+++ PROVIDED MATERIAL

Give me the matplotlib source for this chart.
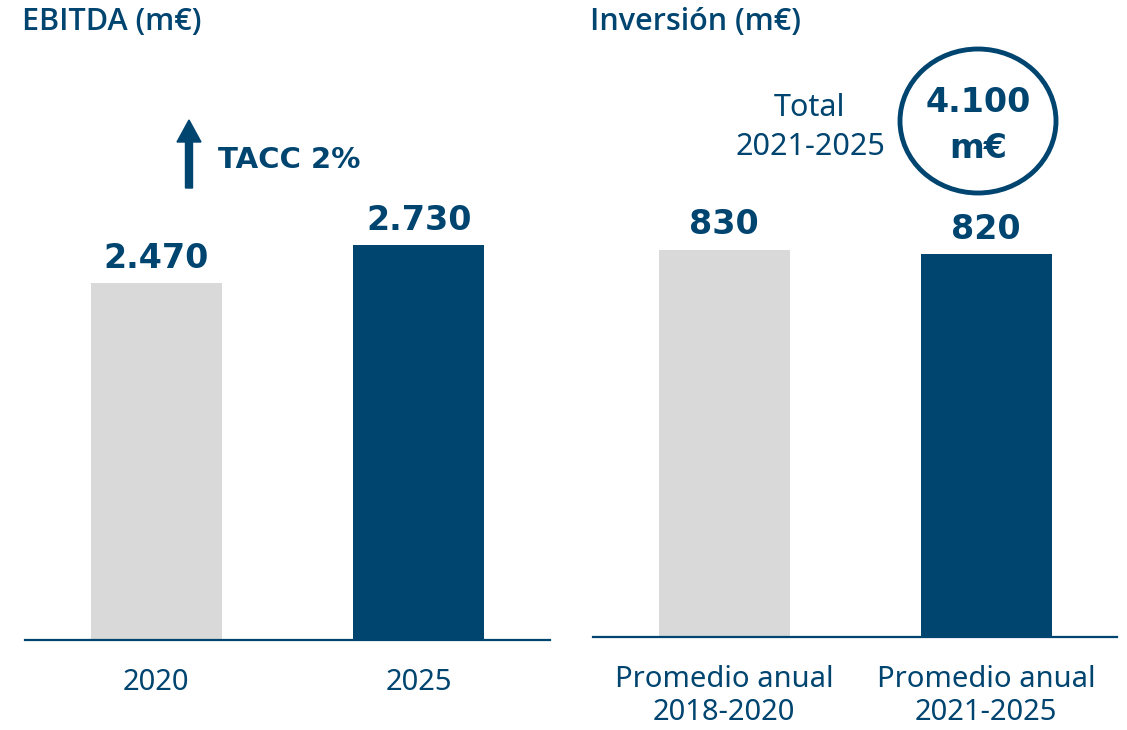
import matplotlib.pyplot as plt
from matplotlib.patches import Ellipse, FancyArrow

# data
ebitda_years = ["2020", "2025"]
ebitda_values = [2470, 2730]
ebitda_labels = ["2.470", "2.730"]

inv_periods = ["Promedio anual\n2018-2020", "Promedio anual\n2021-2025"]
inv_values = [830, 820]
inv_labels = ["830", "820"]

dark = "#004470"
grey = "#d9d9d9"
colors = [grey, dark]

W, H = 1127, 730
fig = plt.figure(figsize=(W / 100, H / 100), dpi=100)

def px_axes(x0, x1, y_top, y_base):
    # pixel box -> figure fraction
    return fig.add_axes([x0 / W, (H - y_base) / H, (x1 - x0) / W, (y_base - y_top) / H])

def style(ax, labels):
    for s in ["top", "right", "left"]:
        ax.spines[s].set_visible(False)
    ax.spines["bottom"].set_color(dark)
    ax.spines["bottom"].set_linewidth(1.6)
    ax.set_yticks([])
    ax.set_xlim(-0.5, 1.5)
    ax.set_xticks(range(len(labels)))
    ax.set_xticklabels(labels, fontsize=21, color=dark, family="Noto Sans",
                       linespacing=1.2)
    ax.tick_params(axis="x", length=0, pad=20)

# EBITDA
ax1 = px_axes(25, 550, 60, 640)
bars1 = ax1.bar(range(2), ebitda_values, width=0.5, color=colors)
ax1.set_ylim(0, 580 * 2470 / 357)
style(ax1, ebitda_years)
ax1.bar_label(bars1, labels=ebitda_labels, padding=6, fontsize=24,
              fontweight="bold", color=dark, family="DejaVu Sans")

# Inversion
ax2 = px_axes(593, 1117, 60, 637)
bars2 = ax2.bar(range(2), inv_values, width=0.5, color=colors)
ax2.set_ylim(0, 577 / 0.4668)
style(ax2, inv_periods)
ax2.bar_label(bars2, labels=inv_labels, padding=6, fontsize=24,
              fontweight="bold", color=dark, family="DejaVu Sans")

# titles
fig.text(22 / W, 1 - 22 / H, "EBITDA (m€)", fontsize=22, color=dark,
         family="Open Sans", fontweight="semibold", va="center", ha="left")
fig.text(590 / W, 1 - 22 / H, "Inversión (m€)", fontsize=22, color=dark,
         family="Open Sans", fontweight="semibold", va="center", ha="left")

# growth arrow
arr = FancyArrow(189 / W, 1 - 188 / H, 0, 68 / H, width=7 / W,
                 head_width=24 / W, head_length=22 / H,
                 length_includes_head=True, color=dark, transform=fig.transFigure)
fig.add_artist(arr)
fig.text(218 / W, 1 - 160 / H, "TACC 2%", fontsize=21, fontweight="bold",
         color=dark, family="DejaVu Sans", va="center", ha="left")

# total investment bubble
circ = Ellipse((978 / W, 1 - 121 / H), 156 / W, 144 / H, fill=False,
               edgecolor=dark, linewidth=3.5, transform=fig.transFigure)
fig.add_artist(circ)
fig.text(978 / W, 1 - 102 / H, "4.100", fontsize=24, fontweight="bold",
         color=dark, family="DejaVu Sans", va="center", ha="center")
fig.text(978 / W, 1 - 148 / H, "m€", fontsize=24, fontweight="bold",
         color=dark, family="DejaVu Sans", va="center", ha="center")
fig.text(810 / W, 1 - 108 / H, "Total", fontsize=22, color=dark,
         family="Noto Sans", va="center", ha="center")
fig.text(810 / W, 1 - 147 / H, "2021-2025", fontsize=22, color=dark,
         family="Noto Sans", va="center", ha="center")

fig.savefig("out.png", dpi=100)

++++++

BRIEF ->
Repeat the lines of the listing above verbatim, beginning at its first line and ending at the line containing "return fig.add_axes([x0 /", which is included. Omit pictures.

EXPECTED OUTPUT ->
Give me the matplotlib source for this chart.
import matplotlib.pyplot as plt
from matplotlib.patches import Ellipse, FancyArrow

# data
ebitda_years = ["2020", "2025"]
ebitda_values = [2470, 2730]
ebitda_labels = ["2.470", "2.730"]

inv_periods = ["Promedio anual\n2018-2020", "Promedio anual\n2021-2025"]
inv_values = [830, 820]
inv_labels = ["830", "820"]

dark = "#004470"
grey = "#d9d9d9"
colors = [grey, dark]

W, H = 1127, 730
fig = plt.figure(figsize=(W / 100, H / 100), dpi=100)

def px_axes(x0, x1, y_top, y_base):
    # pixel box -> figure fraction
    return fig.add_axes([x0 / W, (H - y_base) / H, (x1 - x0) / W, (y_base - y_top) / H])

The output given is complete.